I've been doing this online Disney forum thing since 1996. And if there's one thing I've seen, is eventually Disney always gets *you* where it hurts. Their version of the "house always wins." For many, the eventual moment is when their kids or grandkids "age out." That's when the break hurts the least. But the beast always comes, and apparently the beast is very hungry after 15 months of limited fresh meat. I am truly sorry, that for you and all the others facing what comes next, that the beast will arrive before you and your kids are really ready for it.

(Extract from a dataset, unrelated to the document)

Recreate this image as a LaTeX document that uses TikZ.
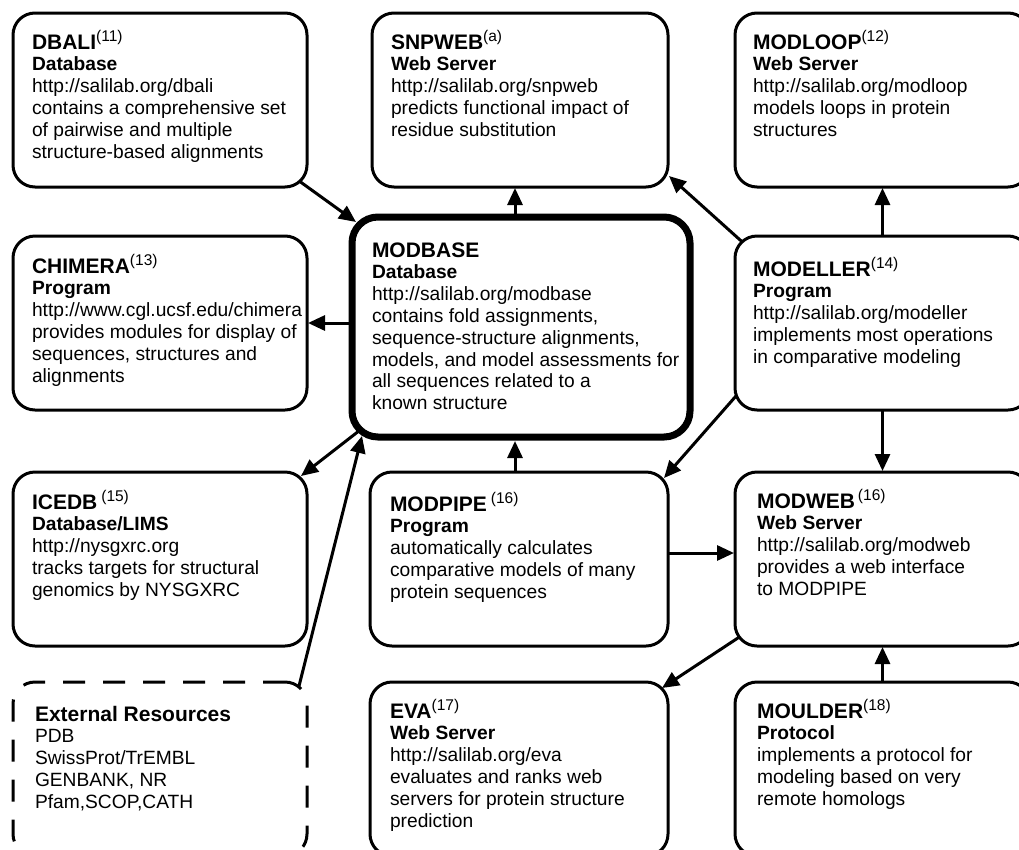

For now there is. The question right this minute is how much feeling like an ATM are guests willing to stand? I don't think that limit is nearly as high as the execs think it is.

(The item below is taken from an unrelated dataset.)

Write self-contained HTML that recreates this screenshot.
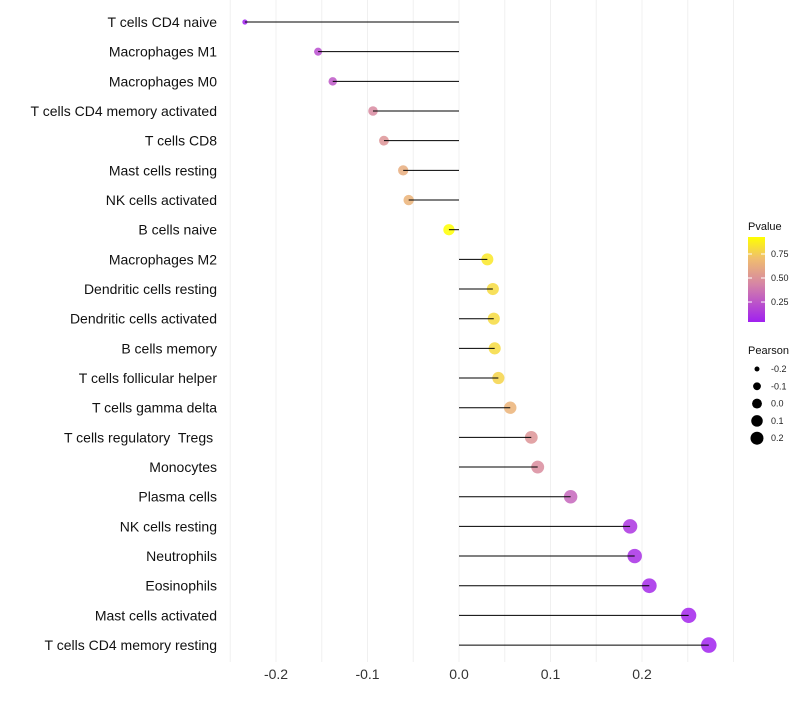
<!DOCTYPE html>
<html><head><meta charset="utf-8"><style>
body{margin:0;background:#fff;font-family:"Liberation Sans",sans-serif}
text{white-space:pre}
</style></head><body>
<svg id="c" width="800" height="700" xmlns="http://www.w3.org/2000/svg"></svg>
<script>
const categories=["T cells CD4 naive","Macrophages M1","Macrophages M0","T cells CD4 memory activated","T cells CD8","Mast cells resting","NK cells activated","B cells naive","Macrophages M2","Dendritic cells resting","Dendritic cells activated","B cells memory","T cells follicular helper","T cells gamma delta","T cells regulatory  Tregs ","Monocytes","Plasma cells","NK cells resting","Neutrophils","Eosinophils","Mast cells activated","T cells CD4 memory resting"];
const pearson=[-0.234,-0.154,-0.138,-0.094,-0.082,-0.061,-0.055,-0.011,0.031,0.037,0.038,0.039,0.043,0.056,0.079,0.086,0.122,0.187,0.192,0.208,0.251,0.273];
const pvalue=[0.02,0.2,0.24,0.45,0.5,0.62,0.65,0.93,0.85,0.8,0.8,0.8,0.78,0.65,0.5,0.46,0.3,0.1,0.08,0.06,0.04,0.03];
const xTicks=[-0.2,-0.1,0.0,0.1,0.2];
const pTicks=[0.25,0.5,0.75];
const sizeTicks=[-0.2,-0.1,0.0,0.1,0.2];
const svg=document.getElementById('c');
const NS='http://www.w3.org/2000/svg';
function mk(t,a,p){const e=document.createElementNS(NS,t);for(const k in a)e.setAttribute(k,a[k]);(p||svg).appendChild(e);return e;}
const x=v=>459+v*915;
const y=i=>22+i*29.67;
const r=v=>Math.sqrt(Math.max(3,24.25+90*v));
const rd=v=>r(v)+0.8;
const pMin=0.02,pMax=0.93;
const stops=[[0,[160,32,240]],[0.45,[214,134,164]],[0.75,[240,190,110]],[1,[255,255,0]]];
function col(p){let t=(p-pMin)/(pMax-pMin);t=Math.max(0,Math.min(1,t));for(let i=1;i<stops.length;i++){if(t<=stops[i][0]){const a=stops[i-1],b=stops[i];const f=(t-a[0])/(b[0]-a[0]);const c=a[1].map((v,j)=>Math.round(v+(b[1][j]-v)*f));return `rgb(${c})`;}}return 'rgb(255,255,0)';}
for(let v=-0.25;v<=0.301;v+=0.05){const g=mk('line',{x1:x(v),x2:x(v),y1:0,y2:662,stroke:'#f0f0f0','stroke-width':1});
}
xTicks.forEach(v=>{const t=mk('text',{x:x(v),y:679,'text-anchor':'middle','font-size':14,fill:'#333'});t.textContent=v.toFixed(1);
});
categories.forEach((c,i)=>{
const t=mk('text',{x:217,y:y(i)+5,'text-anchor':'end','font-size':14,fill:'#111'});t.textContent=c;

const d=mk('circle',{cx:x(pearson[i]),cy:y(i),r:rd(pearson[i]),fill:col(pvalue[i]),'fill-opacity':0.85});

const l=mk('line',{x1:x(0),x2:x(pearson[i]),y1:y(i),y2:y(i),stroke:'#000','stroke-width':1});

});
const defs=mk('defs',{});const lg=mk('linearGradient',{id:'pg',x1:0,y1:1,x2:0,y2:0},defs);
stops.forEach(s=>mk('stop',{offset:s[0],'stop-color':`rgb(${s[1]})`},lg));
const lt=mk('text',{x:748,y:230,'font-size':11,fill:'#111'});lt.textContent='Pvalue';

const bar=mk('rect',{x:748,y:237,width:17,height:85,fill:'url(#pg)'});

const py=p=>322-(p-0.042)/(0.927-0.042)*85;
pTicks.forEach(p=>{mk('line',{x1:748,x2:752,y1:py(p),y2:py(p),stroke:'#fff'});mk('line',{x1:761,x2:765,y1:py(p),y2:py(p),stroke:'#fff'});
const t=mk('text',{x:771,y:py(p)+3,'font-size':9,fill:'#222'});t.textContent=p.toFixed(2);
});
const st=mk('text',{x:748,y:354,'font-size':11,fill:'#111'});st.textContent='Pearson';

sizeTicks.forEach((v,i)=>{const cy=369+i*17.3;const c=mk('circle',{cx:757,cy:cy,r:r(v),fill:'#000'});

const t=mk('text',{x:771,y:cy+3,'font-size':9,fill:'#222'});t.textContent=v.toFixed(1);
});
</script>
</body></html>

Disney's movie re-release schedule, and vault strategy, was predicated on the fact that their key demo turns over every 7 years. New humans provide a lot of cover when it comes to what people are willing to do. New parents don't know what things used to be like. They were kids when they came before. They didn't know. If it's ridiculous for them, it must have been ridiculous for their parents and their grandparents. And others will jump in to say how their family couldn't go before, so it absolutely was the same level of ridiculousness. It takes something really big and external to force the situation. There have been wobbles. 9/11, financial crisis. Disney didn't learn anything. They just converted deluxe rooms to DVC, and reduced capacity within the parks by closing attractions or replacing high capacity rides with headliners with crappy OHRC. Like nature in Jurassic Park...apparently "Disney finds a way."
I still think there will be a moment it all comes crashing down. It's just not going to be after a global pandemic, with all this pent up demand and upper middle class people who, all things considered, saw considerable growth in their savings and didn't experience job insecurity. I'm mean, I've never had so much money in our bank accounts. And when that 7 year clock resets, then it's as the cool kids say, "That's the way it is. Pay it or don't go."
Again, not me... I'm just quoting the general response.